Violent States and Creative States (2 Volume Set) Edited by John Adlam (m. 1983), Tilman Kluttig and Bandy X. Lee. Prologue by Estela Welldon. Epilogue by James Gilligan
Violent States and Creative States (2 Volume Set), From the Global to the Individual Edited by John Adlam (m. 1983), Tilman Kluttig and Bandy X. Lee. Prologue by Estela Welldon. Epilogue by James Gilligan. In considering the different states in which individual acts of human violence take place, this thorough analysis reveals the opposing state of violence to be creativity. With contributions across a range of disciplines, this is the first integrated approach to move beyond merely mitigating violence to fostering creativity as a means of prevention.
In this superbly informative and inspired collection, various forms and manifestations of violence and of violent states of mind and of society are analyzed and countered by creative alternatives. Volume 1 explores the concept of structural violence, examining state violence in the Americas, Europe, the Middle East and Africa and dynamics of terror, protective function and creativity in the public sphere, locally and internationally. Volume 2 focuses on the origins and aftermath of individual violent states of mind and violence directed towards self or others and describes how psychotherapeutic, psychosocial and activist interventions can provide and promote creative alternatives. These volumes are a treasure trove for everybody in all the many fields of violence reduction. (Friedemann Pfäfflin, MD, Emeritus Professor of Forensic Psychotherapy, Ulm University)

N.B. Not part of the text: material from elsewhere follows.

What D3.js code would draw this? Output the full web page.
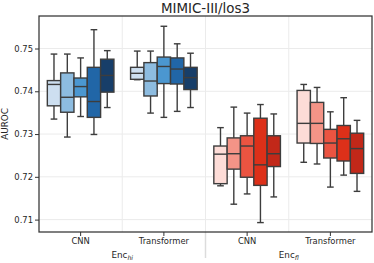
<!DOCTYPE html>
<html>
<head>
<meta charset="UTF-8">
<script src="https://d3js.org/d3.v7.min.js"></script>
<style>
  body { margin: 0; background: #fff; }
  text { font-family: "DejaVu Sans", sans-serif; fill: #262626; }
</style>
</head>
<body>
<div id="chart"></div>
<script>
// categories (4 boxes groups, two encoder blocks)
const models = ["CNN", "Transformer", "CNN", "Transformer"];
const encoders = ["hi", "fl"];
const yTicks = [0.71, 0.72, 0.73, 0.74, 0.75];

// box stats per group, 5 hues each
const whiskLo = [
  [0.7335, 0.7293, 0.7341, 0.7299, 0.7362],
  [0.7427, 0.7349, 0.7339, 0.7353, 0.7362],
  [0.7179, 0.7136, 0.7160, 0.7093, 0.7153],
  [0.7234, 0.7230, 0.7176, 0.7204, 0.7166]
];
const q1 = [
  [0.7366, 0.7351, 0.7387, 0.7339, 0.7398],
  [0.7428, 0.7389, 0.7418, 0.7417, 0.7404],
  [0.7184, 0.7218, 0.7199, 0.7180, 0.7224],
  [0.7279, 0.7278, 0.7244, 0.7237, 0.7208]
];
const med = [
  [0.7416, 0.7386, 0.7411, 0.7376, 0.7437],
  [0.7442, 0.7424, 0.7458, 0.7452, 0.7432],
  [0.7253, 0.7254, 0.7272, 0.7228, 0.7254],
  [0.7325, 0.7325, 0.7279, 0.7289, 0.7266]
];
const q3 = [
  [0.7425, 0.7443, 0.7431, 0.7456, 0.7475],
  [0.7456, 0.7467, 0.7480, 0.7478, 0.7456],
  [0.7272, 0.7291, 0.7296, 0.7337, 0.7296],
  [0.7402, 0.7374, 0.7311, 0.7320, 0.7302]
];
const whiskHi = [
  [0.7487, 0.7487, 0.7478, 0.7544, 0.7495],
  [0.7494, 0.7494, 0.7552, 0.7511, 0.7489],
  [0.7315, 0.7363, 0.7349, 0.7369, 0.7347],
  [0.7416, 0.7409, 0.7352, 0.7385, 0.7332]
];
const blues = ["#cddff0", "#8dbce0", "#4b97d0", "#2166a7", "#173e69"];
const reds = ["#fddcd7", "#f49487", "#eb5441", "#dd3019", "#c22819"];

const W = 374, H = 263;
const margin = {top: 16, right: 2, bottom: 31, left: 39};
const iw = W - margin.left - margin.right,
      ih = H - margin.top - margin.bottom;

const svg = d3.select("#chart").append("svg")
  .attr("width", W).attr("height", H);

const g = svg.append("g")
  .attr("transform", "translate(" + margin.left + "," + margin.top + ")");

const x = d3.scaleBand().domain(d3.range(models.length)).range([0, iw]);
const bw = x.bandwidth();
const hue = d3.scaleBand().domain(d3.range(5)).range([bw * 0.1, bw * 0.9]);
const y = d3.scaleLinear().domain([0.7071, 0.7576]).range([ih, 0]);

// grid
g.selectAll(".hgrid").data(yTicks).enter().append("line")
  .attr("x1", 0).attr("x2", iw)
  .attr("y1", d => y(d)).attr("y2", d => y(d))
  .attr("stroke", "#ebebeb").attr("stroke-width", 1);
g.selectAll(".vgrid").data(d3.range(1, models.length)).enter().append("line")
  .attr("x1", d => x(d)).attr("x2", d => x(d))
  .attr("y1", 0).attr("y2", ih)
  .attr("stroke", "#ebebeb").attr("stroke-width", 1);

// separator between encoder blocks, below the axis
g.append("line")
  .attr("x1", x(2)).attr("x2", x(2))
  .attr("y1", ih).attr("y2", ih + 26)
  .attr("stroke", "#dcdcdc").attr("stroke-width", 1.5);

// boxes
const lineCol = "#3d3d3d";
models.forEach(function(m, gi) {
  const pal = gi < 2 ? blues : reds;
  for (let i = 0; i < 5; i++) {
    const x0 = x(gi) + hue(i), w = hue.bandwidth(), cx = x0 + w / 2;
    const cap = w / 2;
    const bg = g.append("g");
    bg.append("line").attr("x1", cx).attr("x2", cx)
      .attr("y1", y(whiskHi[gi][i])).attr("y2", y(q3[gi][i]));
    bg.append("line").attr("x1", cx).attr("x2", cx)
      .attr("y1", y(q1[gi][i])).attr("y2", y(whiskLo[gi][i]));
    bg.append("line").attr("x1", cx - cap / 2).attr("x2", cx + cap / 2)
      .attr("y1", y(whiskHi[gi][i])).attr("y2", y(whiskHi[gi][i]));
    bg.append("line").attr("x1", cx - cap / 2).attr("x2", cx + cap / 2)
      .attr("y1", y(whiskLo[gi][i])).attr("y2", y(whiskLo[gi][i]));
    bg.append("rect").attr("x", x0).attr("width", w)
      .attr("y", y(q3[gi][i])).attr("height", y(q1[gi][i]) - y(q3[gi][i]))
      .attr("fill", pal[i]);
    bg.append("line").attr("x1", x0).attr("x2", x0 + w)
      .attr("y1", y(med[gi][i])).attr("y2", y(med[gi][i]));
    bg.selectAll("line, rect").attr("stroke", lineCol).attr("stroke-width", 1.4);
  }
});

// frame
g.append("rect").attr("x", 0).attr("y", 0).attr("width", iw).attr("height", ih)
  .attr("fill", "none").attr("stroke", "#333").attr("stroke-width", 1.25);

// y axis
const yAxis = g.append("g")
  .call(d3.axisLeft(y).tickValues(yTicks).tickFormat(d3.format(".2f")).tickSize(4).tickPadding(2));
yAxis.select(".domain").remove();
yAxis.selectAll("line").attr("stroke", "#333");
yAxis.selectAll("text").attr("font-size", 8.4).attr("fill", "#262626")
  .style("font-family", "DejaVu Sans");

// x axis
const xAxis = g.append("g").attr("transform", "translate(0," + ih + ")")
  .call(d3.axisBottom(x).tickFormat(i => models[i]).tickSize(4).tickPadding(2));
xAxis.select(".domain").remove();
xAxis.selectAll("line").attr("stroke", "#333");
xAxis.selectAll("text").attr("font-size", 8.4).attr("fill", "#262626")
  .style("font-family", "DejaVu Sans");

// encoder labels
encoders.forEach(function(e, k) {
  const cx = (x(2 * k) + x(2 * k + 1) + bw) / 2;
  const t = g.append("text").attr("x", cx).attr("y", ih + 26)
    .attr("text-anchor", "middle").attr("font-size", 8.8);
  t.append("tspan").text("Enc");
  t.append("tspan").attr("font-size", 6.2).attr("font-style", "italic")
    .attr("dy", 2).text(e);
});

// y label
g.append("text")
  .attr("transform", "translate(" + (-31) + "," + (ih / 2) + ") rotate(-90)")
  .attr("text-anchor", "middle").attr("font-size", 8.8).text("AUROC");

// title
svg.append("text").attr("x", margin.left + iw / 2).attr("y", 13)
  .attr("text-anchor", "middle").attr("font-size", 13.4).text("MIMIC-III/los3");
</script>
</body>
</html>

This is a magnificent book. In the introduction there is a half apology that it is not aiming to be encyclopaedic, but it is amongst the most encyclopaedic accounts of violence, its many threads, and especially its structural roots, that I have encountered. Diverse, experienced, expert and coherent chapters moving from the political/structural to the intrapsychic, and back and forth between violence, and its proposed antidote, creativity. I thoroughly recommend this book, not just to those whose interest is therapeutic, but to those who really ought to be reading it because their hands are on levers of power. It is a towering achievement to create a thread of real coherence through such a manifestly complex and fraught field’. (Dr Dickon Bevington, Medical Director, Anna Freud National Centre for Children and Families)
The extremes of contemporary human conflict, warfare and terrorism may eschew comprehension and beget reciprocal destruction in a dangerous escalation of global violence. This book offers a breathtaking understanding of human violence from its psychological and familial roots to its eruption in today's societal, ecological and political spheres. In exploring the progression of individual violent states of mind to state-sponsored violence, the authors bring an international perspective and provide creative responses to one of the most worrying epidemics of our times. (Jessica Yakeley, Psychiatrist, Psychoanalyst and Director, Portman Clinic, London UK.)
Violence is vital for human survival - protective as well as destructive. But violence begets violence, the cycle only being defeated by love's power, as Martin Luther King Jr. reminded. The editors have selected contributors who have axes to grind, in protecting matters close to their hearts. Contributions model creative, non-violent, responses to violent attacks, via channelling their authors' violent impulses into rational arguments and urgings. Do not skim-read this book. Dip in; pick out; read; muse; rest; and repeat. (Dr Kingsley Norton, Jungian Analyst and Medical Psychotherapist)
These well edited, wide-ranging volumes of contributions from an international network of colleagues in the developing field of psycho-social forensic studies are not only brilliant in their depth of insight and scholarship, but also extremely useful in clinical work. They also enhance our awareness of the rights and obligations of citizenship and participation in a moral community in which perpetrators, victims and bystanders enact a myriad of roles in plays within plays. (Earl Hopper, Ph.D., psychoanalyst, group analyst, and organisational consultant. Former President of the International Association for Group Psychotherapy. Editor of the New International Library of Group Analysis.)
These two multi-authored collections are to be heartily welcomed and recommended. Especially gratifying to me is the appearance of so many 'new' (to me) authors with sparkling ideas, in addition to the 'older' familiars. The excitement of our subject is reiterated to me; requiring, borrowing and applying from so many disciplines and different bodies of knowledge. Volume 1 analyses violent states of mind and behaviour from multidisciplinary clinical perspectives and places them within their social and political contexts. Volume 2, rather originally, emphasises 'creative states' as positively promoting individual and societal wellbeing, and not just in 'neutralising' or mitigating violent states. I am reminded of Melanie Klein's conjunction of 'Envy and Gratitude' as alternative states of mind of fundamental significance for the individual, and (necessarily) their behaviour; and the relative down-playing of gratitude in Kleinian praxis. By contrast, the editors and authors of these two volumes are, refreshingly, ever alert to the place of the positive, to the 'psychosocial creative' in helping the individual and in framing policies and politics. I congratulate all involved in these seminal writings. (Professor Christopher Cordess, Member, British Psychoanalytical Society. Emeritus Professor of Forensic Psychiatry, University of Sheffield.)